When we travel as a family, we like to connect with the local culture to understand where we are and what makes- up the country and people. We connect through, food, exploration of a countryside or a city, markets and touring. With three full days in Siem Reap, Cambodia, our goal was to learn as much as possible.
We hired a guide, Thy Angkor Tour, learn more here, for our days in Cambodia, recommended by a friend. Thy, our guide was a treasure. By Western standards, the cost of a guide is quite reasonable in Cambodia per day and included an air-conditioned van. Thy was eager to tailor our experience. We explained that while we wanted to explore the splendor of Angkor Wat (and we did), we also wanted to get off the beaten path a bit. He set up an itinerary that had us going to a floating village on the Tonle Sap Lake.
Try to Visit the Less Frequented Villages
Thy arranged for us to see Mea Chhrey Floating village which, translated in English, means “The Mobile Floating Village.” Mea Chhrey is distinct from the typical four floating villages that foreigners most commonly visit. Some villages have become so overrun by tourists, that it’s become hard to get a real picture of what makes this life so unique. The day we visited, we were the only tourists in and around the village.
Thy drove about 50km outside of Siem Reap to a river bank that would lead us into the Tonle Sap Lake. As he negotiated with the driver of the boat, the kids ran around the dirt road, chasing after chickens and ducks who seemed to live wild in the area.
I noticed immediately, the amount of trash strewn all over the road, riverbanks, and throughout the bushes. Seeing this, I quickly recognized the lack of infrastructure and sanitation. We were heading to a village steeped in tradition yet one that is plagued in poverty.
We climbed into a wooden boat, powered by a tractor engine, and sat on the wooden bench seats. Our boat headed up-river to the Tonle Sap Lake. Floating homes of wood and tin appeared as the lake widened. We watched people working on their homes and women selling goods and produce directly from their boats. They would stop for a chat and a drink while conducting their business.

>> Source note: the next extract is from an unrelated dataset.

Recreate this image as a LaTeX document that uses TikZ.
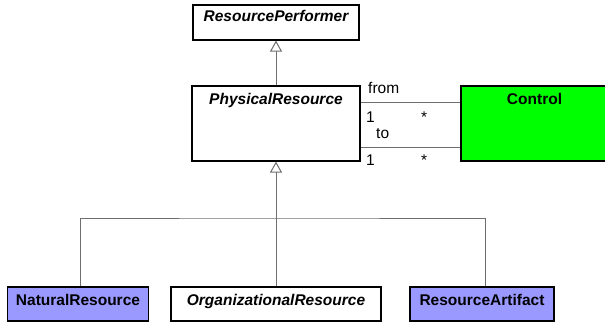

Men and women alike pulling in fishing nets from their boats, most likely from the night before. Our children watched as Cambodian kids younger than they, piled on a boat and started rowing to school on their own.
Understanding Life On The Water
Our guide explained that for years the lake has been their source of income. People live off of what the lake provides, fish, frogs and eels. However, due to over-fishing, the government has cracked down and now many villagers either fish illegally or now raise crocodiles as a source of supplemental income.
He explained that most of the electricity at the homes runs off battery power and there isn’t proper sanitation. The water used for drinking and bathing is the same water where trash, human and animal waste goes. It was a sobering reality check into this style of life.
Our boat stopped at one of the floating stores. We hopped out bought remarkably cold sodas and had a closer look into how the villagers lived. We were shown the inside of one of the homes, very basic in furnishing with an old television running off battery power. Underneath the frame of the house, which is on stilts, were crocodile pens, and a cage of fowl floating on empty gas barrels. A woman floated up on her wooden canoe filled with vegetables for sale. It was good for our kids to see that not everyone gets in the car to go to the large market with mass-produced goods, and how some people rely on producing and selling their products.
Disappearing Way Of Life
We wanted our family to learn about this way of life and letting our kids see how people build communities around what supports them. In this case, it’s fishing. We hoped that they understood that this way of life is not easy and quickly disappearing.
If you chose to go visit a floating village in Cambodia, make sure to do your homework and that the proceeds of your visit are going to help sustain the village rather than the travel provider. Fishing created these villages. Unfortunately, they may now be losing their livelihood due to increased consumption and over-fishing. Travel has given our kids first-hand insight into the complexities of evolving economies.